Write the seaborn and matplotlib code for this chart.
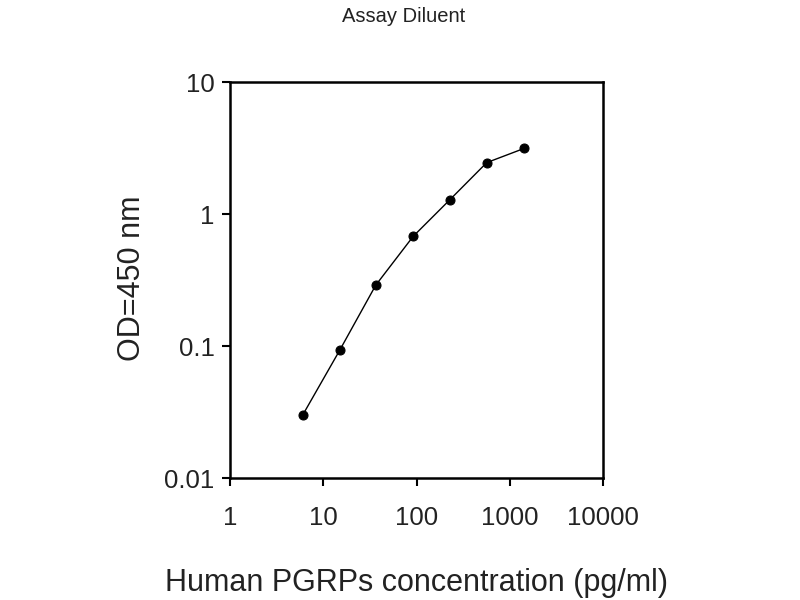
import matplotlib
matplotlib.use("Agg")
import matplotlib.pyplot as plt
import matplotlib.ticker as mticker
import pandas as pd
import seaborn as sns

# standard curve
conc = [6.0, 15.1, 36.5, 92, 228, 565, 1420]
od = [0.030, 0.094, 0.29, 0.68, 1.29, 2.46, 3.15]
x_ticks = [1, 10, 100, 1000, 10000]
y_ticks = [0.01, 0.1, 1, 10]
y_tick_labels = ["0.01", "0.1", "1", "10"]

df = pd.DataFrame({"conc": conc, "od": od})

sns.set_style("white")
plt.rcParams["font.family"] = ["Liberation Sans", "DejaVu Sans"]

fig = plt.figure(figsize=(8, 6), dpi=100)
ax = fig.add_axes([0.2875, 0.203, 0.4665, 0.66])

sns.lineplot(data=df, x="conc", y="od", ax=ax, color="black", linewidth=1.0,
             marker="o", markersize=6.5, markeredgecolor="black")

ax.set_xscale("log")
ax.set_yscale("log")
ax.set_xlim(1, 10000)
ax.set_ylim(0.01, 10)
ax.xaxis.set_major_locator(mticker.FixedLocator(x_ticks))
ax.xaxis.set_minor_locator(mticker.NullLocator())
ax.yaxis.set_major_locator(mticker.FixedLocator(y_ticks))
ax.yaxis.set_minor_locator(mticker.NullLocator())
ax.set_xticklabels([str(t) for t in x_ticks])
ax.set_yticklabels(y_tick_labels)
ax.tick_params(axis="both", which="major", bottom=True, left=True,
               direction="out", length=6, width=1.5, colors="black",
               labelcolor="#222222", labelsize=18.5)
ax.tick_params(axis="x", pad=14)
ax.tick_params(axis="y", pad=5)
for s in ax.spines.values():
    s.set_color("black")
    s.set_linewidth(1.8)

ax.set_xlabel("Human PGRPs concentration (pg/ml)", fontsize=22, color="#222222")
ax.xaxis.set_label_coords(0.5, -0.265)
ax.xaxis.label.set_va("center")
ax.set_ylabel("OD=450 nm", fontsize=22, color="#222222")
ax.yaxis.set_label_coords(-0.263, 0.506)
ax.yaxis.label.set_va("center")
ax.yaxis.label.set_ha("center")
ax.yaxis.label.set_rotation_mode("default")
fig.text(0.505, 0.972, "Assay Diluent", ha="center", va="center",
         fontsize=14.5, color="#222222")

fig.savefig("out.png", dpi=100)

### [TASK INSTRUCTIONS]
Quote the data exactly, leaving every image out of the copy.

### [ANSWER TO THIS TASK]
Write the seaborn and matplotlib code for this chart.
import matplotlib
matplotlib.use("Agg")
import matplotlib.pyplot as plt
import matplotlib.ticker as mticker
import pandas as pd
import seaborn as sns

# standard curve
conc = [6.0, 15.1, 36.5, 92, 228, 565, 1420]
od = [0.030, 0.094, 0.29, 0.68, 1.29, 2.46, 3.15]
x_ticks = [1, 10, 100, 1000, 10000]
y_ticks = [0.01, 0.1, 1, 10]
y_tick_labels = ["0.01", "0.1", "1", "10"]

df = pd.DataFrame({"conc": conc, "od": od})

sns.set_style("white")
plt.rcParams["font.family"] = ["Liberation Sans", "DejaVu Sans"]

fig = plt.figure(figsize=(8, 6), dpi=100)
ax = fig.add_axes([0.2875, 0.203, 0.4665, 0.66])

sns.lineplot(data=df, x="conc", y="od", ax=ax, color="black", linewidth=1.0,
             marker="o", markersize=6.5, markeredgecolor="black")

ax.set_xscale("log")
ax.set_yscale("log")
ax.set_xlim(1, 10000)
ax.set_ylim(0.01, 10)
ax.xaxis.set_major_locator(mticker.FixedLocator(x_ticks))
ax.xaxis.set_minor_locator(mticker.NullLocator())
ax.yaxis.set_major_locator(mticker.FixedLocator(y_ticks))
ax.yaxis.set_minor_locator(mticker.NullLocator())
ax.set_xticklabels([str(t) for t in x_ticks])
ax.set_yticklabels(y_tick_labels)
ax.tick_params(axis="both", which="major", bottom=True, left=True,
               direction="out", length=6, width=1.5, colors="black",
               labelcolor="#222222", labelsize=18.5)
ax.tick_params(axis="x", pad=14)
ax.tick_params(axis="y", pad=5)
for s in ax.spines.values():
    s.set_color("black")
    s.set_linewidth(1.8)

ax.set_xlabel("Human PGRPs concentration (pg/ml)", fontsize=22, color="#222222")
ax.xaxis.set_label_coords(0.5, -0.265)
ax.xaxis.label.set_va("center")
ax.set_ylabel("OD=450 nm", fontsize=22, color="#222222")
ax.yaxis.set_label_coords(-0.263, 0.506)
ax.yaxis.label.set_va("center")
ax.yaxis.label.set_ha("center")
ax.yaxis.label.set_rotation_mode("default")
fig.text(0.505, 0.972, "Assay Diluent", ha="center", va="center",
         fontsize=14.5, color="#222222")

fig.savefig("out.png", dpi=100)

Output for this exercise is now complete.